ENTRIES PROVIDED start
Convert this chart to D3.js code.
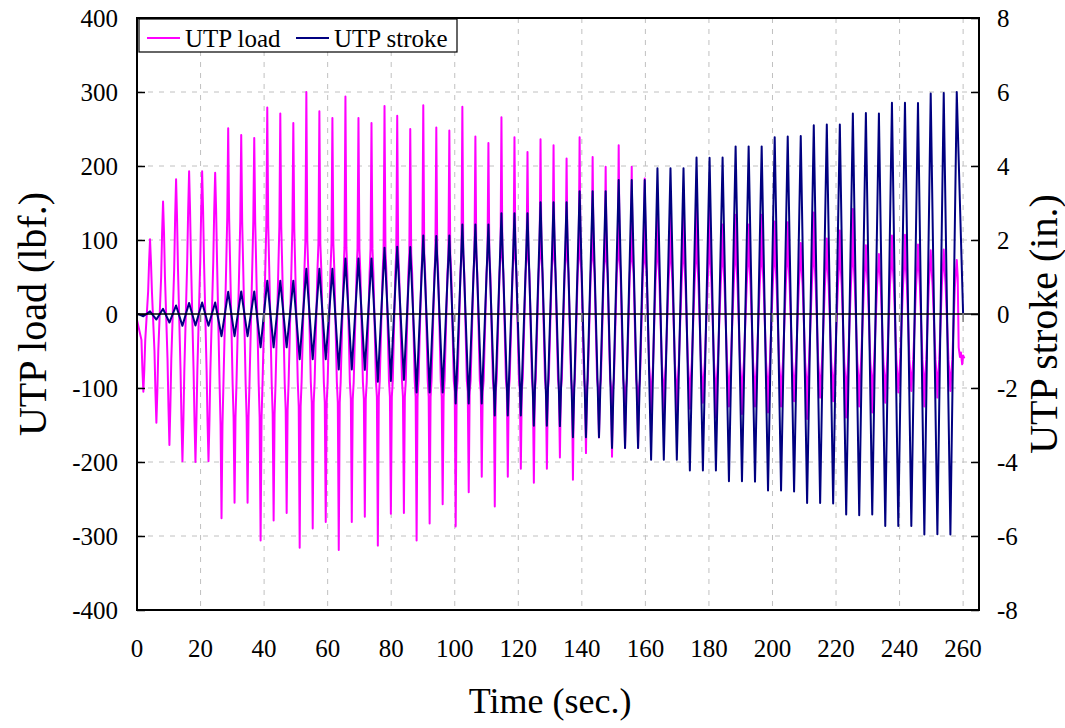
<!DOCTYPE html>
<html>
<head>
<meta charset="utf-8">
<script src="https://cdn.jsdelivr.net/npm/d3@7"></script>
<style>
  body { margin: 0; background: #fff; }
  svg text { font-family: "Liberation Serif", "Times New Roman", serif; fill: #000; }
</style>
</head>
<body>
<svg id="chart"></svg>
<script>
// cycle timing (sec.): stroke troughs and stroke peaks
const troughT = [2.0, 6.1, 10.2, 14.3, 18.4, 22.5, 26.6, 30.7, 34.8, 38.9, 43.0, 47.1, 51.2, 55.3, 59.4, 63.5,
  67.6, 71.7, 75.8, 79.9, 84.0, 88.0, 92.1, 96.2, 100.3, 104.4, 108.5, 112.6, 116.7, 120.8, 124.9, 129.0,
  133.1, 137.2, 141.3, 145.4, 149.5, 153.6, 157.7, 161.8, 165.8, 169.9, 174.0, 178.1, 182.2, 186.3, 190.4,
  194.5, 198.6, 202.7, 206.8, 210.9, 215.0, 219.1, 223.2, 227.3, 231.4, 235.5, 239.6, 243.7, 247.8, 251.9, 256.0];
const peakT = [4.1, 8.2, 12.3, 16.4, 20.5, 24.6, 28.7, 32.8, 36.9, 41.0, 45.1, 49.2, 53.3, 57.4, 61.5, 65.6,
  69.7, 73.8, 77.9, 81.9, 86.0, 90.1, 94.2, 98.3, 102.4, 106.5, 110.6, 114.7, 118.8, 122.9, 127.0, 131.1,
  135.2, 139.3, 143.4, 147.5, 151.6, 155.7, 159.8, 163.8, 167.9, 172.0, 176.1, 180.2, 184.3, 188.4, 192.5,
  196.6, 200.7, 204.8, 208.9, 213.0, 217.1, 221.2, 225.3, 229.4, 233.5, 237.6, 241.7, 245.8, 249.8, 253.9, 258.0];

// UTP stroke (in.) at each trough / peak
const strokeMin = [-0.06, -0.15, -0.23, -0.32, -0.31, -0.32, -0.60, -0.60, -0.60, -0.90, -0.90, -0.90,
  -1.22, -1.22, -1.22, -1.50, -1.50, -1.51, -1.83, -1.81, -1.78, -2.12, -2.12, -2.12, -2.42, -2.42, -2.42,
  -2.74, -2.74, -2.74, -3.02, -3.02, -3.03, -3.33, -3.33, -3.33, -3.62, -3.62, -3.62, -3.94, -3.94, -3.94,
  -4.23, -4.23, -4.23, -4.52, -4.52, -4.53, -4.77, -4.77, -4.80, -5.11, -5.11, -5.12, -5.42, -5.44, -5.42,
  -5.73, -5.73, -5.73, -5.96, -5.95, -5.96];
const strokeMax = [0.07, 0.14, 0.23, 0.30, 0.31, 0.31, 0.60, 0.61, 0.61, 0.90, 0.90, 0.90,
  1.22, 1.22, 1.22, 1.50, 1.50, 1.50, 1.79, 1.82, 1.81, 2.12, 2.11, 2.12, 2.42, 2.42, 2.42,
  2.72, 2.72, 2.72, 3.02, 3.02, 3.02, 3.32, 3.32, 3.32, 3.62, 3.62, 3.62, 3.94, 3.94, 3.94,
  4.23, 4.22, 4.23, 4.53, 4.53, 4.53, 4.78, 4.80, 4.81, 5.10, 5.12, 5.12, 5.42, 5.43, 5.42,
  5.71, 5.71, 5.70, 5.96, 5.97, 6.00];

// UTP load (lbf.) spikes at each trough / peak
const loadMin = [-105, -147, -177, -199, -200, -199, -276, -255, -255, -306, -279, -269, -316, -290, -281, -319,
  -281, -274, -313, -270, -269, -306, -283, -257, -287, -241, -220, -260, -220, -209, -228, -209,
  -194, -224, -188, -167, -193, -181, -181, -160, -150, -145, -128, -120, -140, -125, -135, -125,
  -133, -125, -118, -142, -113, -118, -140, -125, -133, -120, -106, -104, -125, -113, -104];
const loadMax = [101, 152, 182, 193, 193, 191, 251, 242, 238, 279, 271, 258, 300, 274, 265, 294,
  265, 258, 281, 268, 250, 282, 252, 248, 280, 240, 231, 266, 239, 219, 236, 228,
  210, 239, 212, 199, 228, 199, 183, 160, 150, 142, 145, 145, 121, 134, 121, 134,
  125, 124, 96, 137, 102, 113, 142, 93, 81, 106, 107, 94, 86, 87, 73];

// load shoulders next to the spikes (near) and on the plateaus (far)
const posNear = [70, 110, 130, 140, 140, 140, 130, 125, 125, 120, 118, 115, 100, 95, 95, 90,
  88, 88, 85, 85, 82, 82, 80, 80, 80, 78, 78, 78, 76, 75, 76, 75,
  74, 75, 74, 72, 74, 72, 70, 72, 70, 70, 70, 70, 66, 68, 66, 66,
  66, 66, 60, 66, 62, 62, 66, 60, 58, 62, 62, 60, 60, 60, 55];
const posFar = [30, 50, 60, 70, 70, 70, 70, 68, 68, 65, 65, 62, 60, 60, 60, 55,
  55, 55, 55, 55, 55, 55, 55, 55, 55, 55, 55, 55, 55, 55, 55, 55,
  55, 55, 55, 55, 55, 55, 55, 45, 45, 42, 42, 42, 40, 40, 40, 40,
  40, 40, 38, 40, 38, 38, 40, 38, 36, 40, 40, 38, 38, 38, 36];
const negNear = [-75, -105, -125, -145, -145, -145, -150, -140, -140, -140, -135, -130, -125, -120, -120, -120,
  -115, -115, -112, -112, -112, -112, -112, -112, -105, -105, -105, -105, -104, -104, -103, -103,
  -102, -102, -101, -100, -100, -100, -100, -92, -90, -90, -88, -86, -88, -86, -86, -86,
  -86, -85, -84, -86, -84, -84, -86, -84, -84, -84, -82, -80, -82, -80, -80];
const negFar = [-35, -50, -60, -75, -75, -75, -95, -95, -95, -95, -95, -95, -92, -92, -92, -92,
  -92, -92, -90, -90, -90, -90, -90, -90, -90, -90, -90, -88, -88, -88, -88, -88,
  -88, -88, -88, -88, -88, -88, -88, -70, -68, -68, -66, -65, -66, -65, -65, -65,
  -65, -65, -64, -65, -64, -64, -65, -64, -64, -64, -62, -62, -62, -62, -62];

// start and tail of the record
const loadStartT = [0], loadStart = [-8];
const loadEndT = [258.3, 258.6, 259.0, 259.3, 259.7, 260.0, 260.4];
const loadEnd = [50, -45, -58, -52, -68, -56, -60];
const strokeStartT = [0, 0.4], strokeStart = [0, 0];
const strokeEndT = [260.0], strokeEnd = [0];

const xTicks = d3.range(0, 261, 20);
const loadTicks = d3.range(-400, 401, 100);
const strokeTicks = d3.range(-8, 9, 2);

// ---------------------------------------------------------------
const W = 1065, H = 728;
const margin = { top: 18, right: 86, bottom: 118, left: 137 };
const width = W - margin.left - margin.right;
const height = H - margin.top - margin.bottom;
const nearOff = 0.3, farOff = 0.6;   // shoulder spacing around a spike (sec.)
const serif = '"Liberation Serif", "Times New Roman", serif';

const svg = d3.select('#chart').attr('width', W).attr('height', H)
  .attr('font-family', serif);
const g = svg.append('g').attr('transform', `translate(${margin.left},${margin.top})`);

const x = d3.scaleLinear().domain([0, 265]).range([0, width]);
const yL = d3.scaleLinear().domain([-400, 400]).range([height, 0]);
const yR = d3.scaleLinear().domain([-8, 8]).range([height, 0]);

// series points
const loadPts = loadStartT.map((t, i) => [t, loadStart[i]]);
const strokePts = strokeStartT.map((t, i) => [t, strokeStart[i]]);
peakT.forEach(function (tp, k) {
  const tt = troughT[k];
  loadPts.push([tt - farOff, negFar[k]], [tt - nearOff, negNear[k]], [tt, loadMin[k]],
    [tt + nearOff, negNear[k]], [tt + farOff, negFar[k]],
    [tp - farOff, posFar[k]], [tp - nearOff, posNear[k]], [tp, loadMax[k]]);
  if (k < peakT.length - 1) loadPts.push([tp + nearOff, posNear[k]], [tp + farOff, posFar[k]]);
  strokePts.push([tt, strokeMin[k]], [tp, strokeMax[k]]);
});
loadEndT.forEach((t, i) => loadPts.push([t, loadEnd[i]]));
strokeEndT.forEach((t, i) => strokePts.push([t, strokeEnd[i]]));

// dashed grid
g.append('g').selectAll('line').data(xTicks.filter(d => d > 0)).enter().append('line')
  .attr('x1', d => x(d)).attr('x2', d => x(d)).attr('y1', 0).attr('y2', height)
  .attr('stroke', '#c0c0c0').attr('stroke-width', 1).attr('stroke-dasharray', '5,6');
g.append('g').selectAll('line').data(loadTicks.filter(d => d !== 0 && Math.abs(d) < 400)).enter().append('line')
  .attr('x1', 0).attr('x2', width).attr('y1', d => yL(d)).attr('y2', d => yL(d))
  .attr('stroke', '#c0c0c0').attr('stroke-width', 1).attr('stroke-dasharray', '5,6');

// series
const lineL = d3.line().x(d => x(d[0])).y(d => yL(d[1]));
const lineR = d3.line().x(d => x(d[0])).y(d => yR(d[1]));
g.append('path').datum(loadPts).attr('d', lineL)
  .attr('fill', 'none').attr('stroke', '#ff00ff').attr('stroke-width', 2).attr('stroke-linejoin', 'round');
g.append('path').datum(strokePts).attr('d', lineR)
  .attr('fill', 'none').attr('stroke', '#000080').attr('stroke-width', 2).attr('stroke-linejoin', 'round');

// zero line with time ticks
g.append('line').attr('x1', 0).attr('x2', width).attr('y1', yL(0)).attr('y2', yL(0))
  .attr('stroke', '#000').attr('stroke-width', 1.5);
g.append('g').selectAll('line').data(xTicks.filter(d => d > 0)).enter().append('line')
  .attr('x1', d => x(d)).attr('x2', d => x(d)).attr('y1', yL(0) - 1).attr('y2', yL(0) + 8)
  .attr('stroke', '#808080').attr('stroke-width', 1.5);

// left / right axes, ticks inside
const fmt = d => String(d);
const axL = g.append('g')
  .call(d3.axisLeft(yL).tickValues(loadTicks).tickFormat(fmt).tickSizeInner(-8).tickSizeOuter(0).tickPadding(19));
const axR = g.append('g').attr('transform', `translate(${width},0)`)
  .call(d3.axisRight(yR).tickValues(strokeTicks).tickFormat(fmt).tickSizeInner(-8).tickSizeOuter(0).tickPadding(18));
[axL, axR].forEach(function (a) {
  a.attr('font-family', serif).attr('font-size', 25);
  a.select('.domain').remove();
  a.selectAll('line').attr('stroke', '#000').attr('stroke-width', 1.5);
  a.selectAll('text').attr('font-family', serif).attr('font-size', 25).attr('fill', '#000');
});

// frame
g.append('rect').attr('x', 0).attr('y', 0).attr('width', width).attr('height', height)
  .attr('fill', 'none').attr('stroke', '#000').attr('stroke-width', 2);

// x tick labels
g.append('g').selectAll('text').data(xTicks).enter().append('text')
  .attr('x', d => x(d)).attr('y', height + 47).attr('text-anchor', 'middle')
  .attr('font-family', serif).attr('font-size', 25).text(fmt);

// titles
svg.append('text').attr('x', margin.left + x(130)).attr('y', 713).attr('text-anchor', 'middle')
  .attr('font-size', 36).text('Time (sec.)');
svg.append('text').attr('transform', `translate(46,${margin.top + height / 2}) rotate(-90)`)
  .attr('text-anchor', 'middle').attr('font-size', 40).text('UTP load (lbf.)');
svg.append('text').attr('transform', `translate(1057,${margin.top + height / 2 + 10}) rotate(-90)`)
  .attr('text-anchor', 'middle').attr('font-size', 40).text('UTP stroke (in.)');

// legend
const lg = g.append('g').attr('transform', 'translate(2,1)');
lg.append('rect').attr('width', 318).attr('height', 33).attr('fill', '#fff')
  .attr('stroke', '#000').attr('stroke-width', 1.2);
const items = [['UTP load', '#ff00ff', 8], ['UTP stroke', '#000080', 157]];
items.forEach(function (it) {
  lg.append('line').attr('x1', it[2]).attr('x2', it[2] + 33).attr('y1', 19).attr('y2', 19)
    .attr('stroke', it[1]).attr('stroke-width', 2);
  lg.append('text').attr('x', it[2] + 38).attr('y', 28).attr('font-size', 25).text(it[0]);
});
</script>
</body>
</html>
ENTRIES PROVIDED end
ENTRIES PROVIDED start
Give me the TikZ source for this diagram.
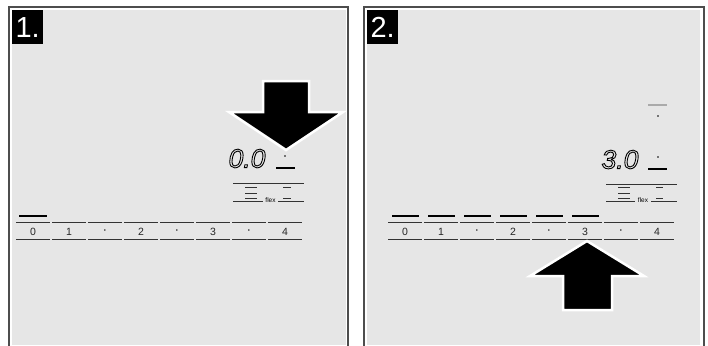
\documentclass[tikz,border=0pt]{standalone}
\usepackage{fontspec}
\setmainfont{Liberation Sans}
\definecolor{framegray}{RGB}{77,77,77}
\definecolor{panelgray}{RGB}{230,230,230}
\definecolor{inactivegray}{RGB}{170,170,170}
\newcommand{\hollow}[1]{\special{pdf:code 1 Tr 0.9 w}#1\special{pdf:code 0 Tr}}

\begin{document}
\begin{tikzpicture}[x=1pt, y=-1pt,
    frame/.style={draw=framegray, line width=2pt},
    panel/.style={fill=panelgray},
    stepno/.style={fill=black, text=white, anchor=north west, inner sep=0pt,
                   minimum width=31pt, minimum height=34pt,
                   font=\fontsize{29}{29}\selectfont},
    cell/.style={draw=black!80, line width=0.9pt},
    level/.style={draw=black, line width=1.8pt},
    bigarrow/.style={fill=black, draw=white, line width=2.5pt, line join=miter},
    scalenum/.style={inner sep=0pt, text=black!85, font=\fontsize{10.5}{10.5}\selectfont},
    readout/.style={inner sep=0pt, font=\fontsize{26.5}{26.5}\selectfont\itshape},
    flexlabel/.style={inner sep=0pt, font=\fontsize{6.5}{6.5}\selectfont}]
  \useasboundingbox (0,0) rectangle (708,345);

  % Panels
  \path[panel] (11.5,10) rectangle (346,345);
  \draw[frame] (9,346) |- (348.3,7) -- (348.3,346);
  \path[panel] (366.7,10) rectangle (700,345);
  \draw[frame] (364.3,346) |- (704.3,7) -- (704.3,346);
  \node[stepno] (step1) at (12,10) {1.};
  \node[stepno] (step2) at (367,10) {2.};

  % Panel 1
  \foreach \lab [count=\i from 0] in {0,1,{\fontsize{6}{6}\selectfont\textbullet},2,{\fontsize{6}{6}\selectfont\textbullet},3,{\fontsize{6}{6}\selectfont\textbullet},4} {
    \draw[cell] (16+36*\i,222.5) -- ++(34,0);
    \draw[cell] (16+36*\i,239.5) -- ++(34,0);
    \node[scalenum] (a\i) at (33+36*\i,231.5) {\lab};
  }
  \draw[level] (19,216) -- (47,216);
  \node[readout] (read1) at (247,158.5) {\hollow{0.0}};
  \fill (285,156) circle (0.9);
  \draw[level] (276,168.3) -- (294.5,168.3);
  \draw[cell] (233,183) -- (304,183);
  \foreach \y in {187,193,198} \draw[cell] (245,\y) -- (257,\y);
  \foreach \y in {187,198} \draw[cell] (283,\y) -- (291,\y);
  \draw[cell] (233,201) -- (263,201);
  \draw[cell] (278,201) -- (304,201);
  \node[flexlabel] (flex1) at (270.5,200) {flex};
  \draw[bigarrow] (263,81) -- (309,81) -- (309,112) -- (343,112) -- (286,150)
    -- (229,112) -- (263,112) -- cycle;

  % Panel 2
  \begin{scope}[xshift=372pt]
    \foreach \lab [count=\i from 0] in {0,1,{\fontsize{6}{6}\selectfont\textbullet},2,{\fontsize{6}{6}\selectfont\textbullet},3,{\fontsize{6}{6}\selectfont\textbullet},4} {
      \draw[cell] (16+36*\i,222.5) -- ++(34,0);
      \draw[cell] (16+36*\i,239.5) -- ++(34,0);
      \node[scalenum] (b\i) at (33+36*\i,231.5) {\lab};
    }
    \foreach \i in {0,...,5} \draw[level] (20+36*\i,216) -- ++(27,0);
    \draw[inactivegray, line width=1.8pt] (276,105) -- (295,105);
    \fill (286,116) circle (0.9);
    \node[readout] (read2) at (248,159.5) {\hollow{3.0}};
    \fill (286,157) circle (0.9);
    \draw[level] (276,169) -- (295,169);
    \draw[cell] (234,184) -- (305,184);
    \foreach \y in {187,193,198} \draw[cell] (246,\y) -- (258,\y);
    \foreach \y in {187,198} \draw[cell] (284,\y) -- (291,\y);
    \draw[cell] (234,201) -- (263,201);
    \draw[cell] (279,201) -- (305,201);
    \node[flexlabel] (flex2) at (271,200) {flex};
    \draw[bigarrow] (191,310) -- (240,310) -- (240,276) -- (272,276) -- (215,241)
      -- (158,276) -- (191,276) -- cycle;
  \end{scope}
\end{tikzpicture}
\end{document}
ENTRIES PROVIDED end
● THE EXERCISE: Locate all lines holding the word "this", then copy them out.

● WORKED ANSWER:
Convert this chart to D3.js code.
Give me the TikZ source for this diagram.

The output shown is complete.